OBJETIVOS DA DITADURA
O golpe coincide com o fim do ciclo desenvolvimentista na América Latina e com o início da economia neoliberal. E isso, Pinochet impões a ferro e fogo. Esta a razão do golpe! Durante a ditadura, o Chile passou por momentos muito difíceis, também do ponto de vista econômico, com uma grande crise entre 1981-82. O resultado posterior, segundo eles, é que o país teve um grande crescimento, que chegou a 9% , em 1992, e com um desemprego baixo, na casa dos 5%. Passaram a dizer que existiria aqui um “nilagre chileno”, a exemplo do “milagre brasileiro”, do início dos anos 1970. Mas quem se beneficia deste “milagre”? O grande capital nacional e transnacional.

O número de pobres duplicou em relação a 1970. Tínhamos 22% da população nessas condições e hoje (1993), temos 40%! A participação dos salários na renda nacional era de 50% durante o governo Frei, subiu para 62% com Allende e no auge da ditadura, baixou para 34%. Os trabalhadores perderam conquistas importantes, houve redução do salário-mínimo e das aposentadorias.

O FIM DA URSS
Escrevi um livro expondo minha visão sobre o fim da URSS [“El derrumbe Del poder soviético”]. Em poucas palavras penso o seguinte: a Revolução de Outubro foi a maior transformação social de toda a História e a União Soviética foi um país socialista. Nasceu como um poder democrático e popular e representou um grande papel no mundo. O socialismo converteu um país atrasadíssimo na segunda potência industrial do globo em duas décadas.

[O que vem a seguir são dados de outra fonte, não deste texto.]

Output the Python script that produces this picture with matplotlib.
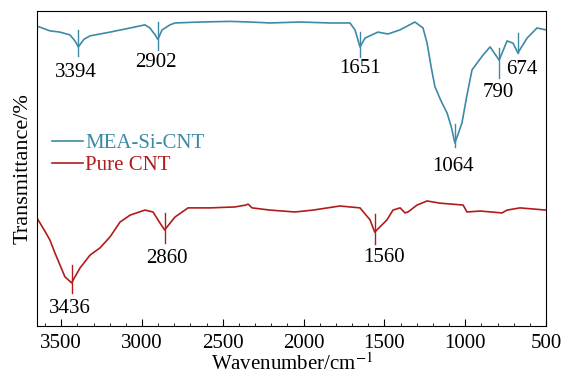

Porém, uma série de fenômenos se cruzaram, ela viveu o tempo todo sob o assédio e o ataque das potências capitalistas, enfrentou o nazismo na II Guerra Mundial (1939-45) e passou pelos desafios da Guerra Fria (1947-91). Proliferaram nesse quadro várias tendências internas negativas, como o burocratismo e o antidemocratismo, que criaram as condições para o seu desmantelamento.

FUTURO
Vamos seguir sustentando as bandeiras do socialismo, da classe operária e das transformações sociais. Isso não é fácil. Nunca foi fácil ser revolucionário. Porém, eu sempre compartilhei de um pensamento externado por Marx, quando lhe perguntaram onde estava a felicidade. Ele respondeu: “Na luta. Na luta pela transformação social em favor das maiorias”.

Passamos por um processo muito duro para o Partido, porém não nos dividimos e mantivemos nossas bandeiras. Não temos a mesma força e influência de antes, mas voltaremos a ter. Provavelmente não verei este momento, mas com o apoio do povo e de outras forças democráticas, voltaremos a empreender o caminho da construção de uma sociedade mais justa. De uma sociedade socialista, como queria Salvador Allende.